Talk about a specific programme of research into Māori education began within a year of NZCER’s establishment in 1934. But it was not until the early 1970s that the money was found to set up a Māori research unit within the organisation.

It was headed by Dr Richard Benton and early in 1973 he was joined by other staff. Throughout its history it has generally had three to four permanent staff but often many others employed in temporary roles such as fieldworkers or research interns.

Over the years the unit has been know as Te Wāhanga Māori, or NZCER’s Māori Unit. More recently it was called Te Wāhanga Kaupapa Māori, which was often shortened to the initials TWKM. The name Te Wāhanga has now been reclaimed.

The early work of the unit involved basic research on language-related topics, and the collection and dissemination of information and ideas to people involved in Māori education. By 1974 the staff consisted of Dr Benton as senior research officer, research officer Peter Ranby and an administration assistant. Janet McCallum worked with the unit under a JR McKenzie Fellowship and conducted research on spoken English among Māori children.

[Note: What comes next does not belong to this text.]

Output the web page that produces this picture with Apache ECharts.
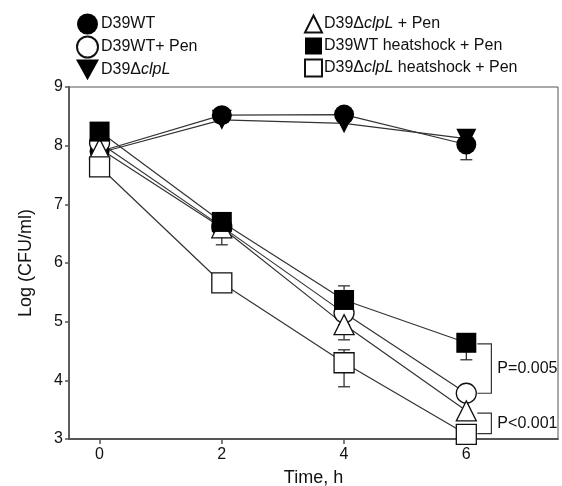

During this period, Dr Benton had a national role as a member of an advisory committee for research on Māori schooling, chaired by Mere Penfold and charged with advising the Director-General of Education on research and policy priorities.

Language use in Māori households

In 1973 the unit embarked on an extensive sociolinguistic census of language use in Māori households. By the end of September 1976, interviews had been completed in 3864 households, from Northland to the Tauranga region. The census interviews were carried out by more than 80 people, mostly bilingual teachers’ college and university students. More staff were brought in to assist with the coding and analysis of the material, including Nina Benton as a Fletcher Fellow. The unit secretary America Potiki became a fulltime research assistant. Fieldwork was completed in mid-1978, and the first general reports summarising data on knowledge of conversational Māori among the people of various age groups in the districts visited, appeared shortly afterwards.

The survey and the extensive analysis dominated the work of the unit for a number of years. The pressure was exacerbated in the early 1980s, when there began to be a strong demand on the unit from the emerging bilingual education movement. The unit also faced funding constraints, and as a result, Dr Benton made a decision to concentrate all efforts on getting the survey work completed.

By the end of 1983, the unit was able to report that “tremendous progress” had been made, “both in preparing the data for further study and in reporting the results of the survey to the participants, the scholarly community and the general public.”

In 1982 the council took on University of Waikato senior lecturer in Māori John Moorfield, as a consultant on curriculum development for bilingual schools in English-speaking communities. He completed a draft Māori language syllabus for bilingual education programmes.

Bilingual schools

The unit also established a network of bilingual schools, and schools interested in developing bilingual programmes. It distributed a newsletter and planned a series on teaching methods to be called nga toemi - little hand-nets in which bits of useful information have been caught.

Researcher training

An important strand of work for the unit was the training of young Māori researchers, a project begun with the recruitment of fieldworkers for the survey and the setting up of research internships. Seventeen internships were awarded between 1978 and 1986. It evolved into a post-graduate level programme, which provided students with aspects of research expertise and experience which the particular university courses they had taken were not able to provide.

Another theme throughout its history has been its efforts to build contacts with  individuals and representatives of institutions in New Zealand and overseas whose research interests were similar to its own. It used letters, publications, presentations in its dissemination efforts, and staff had extensive informal contacts.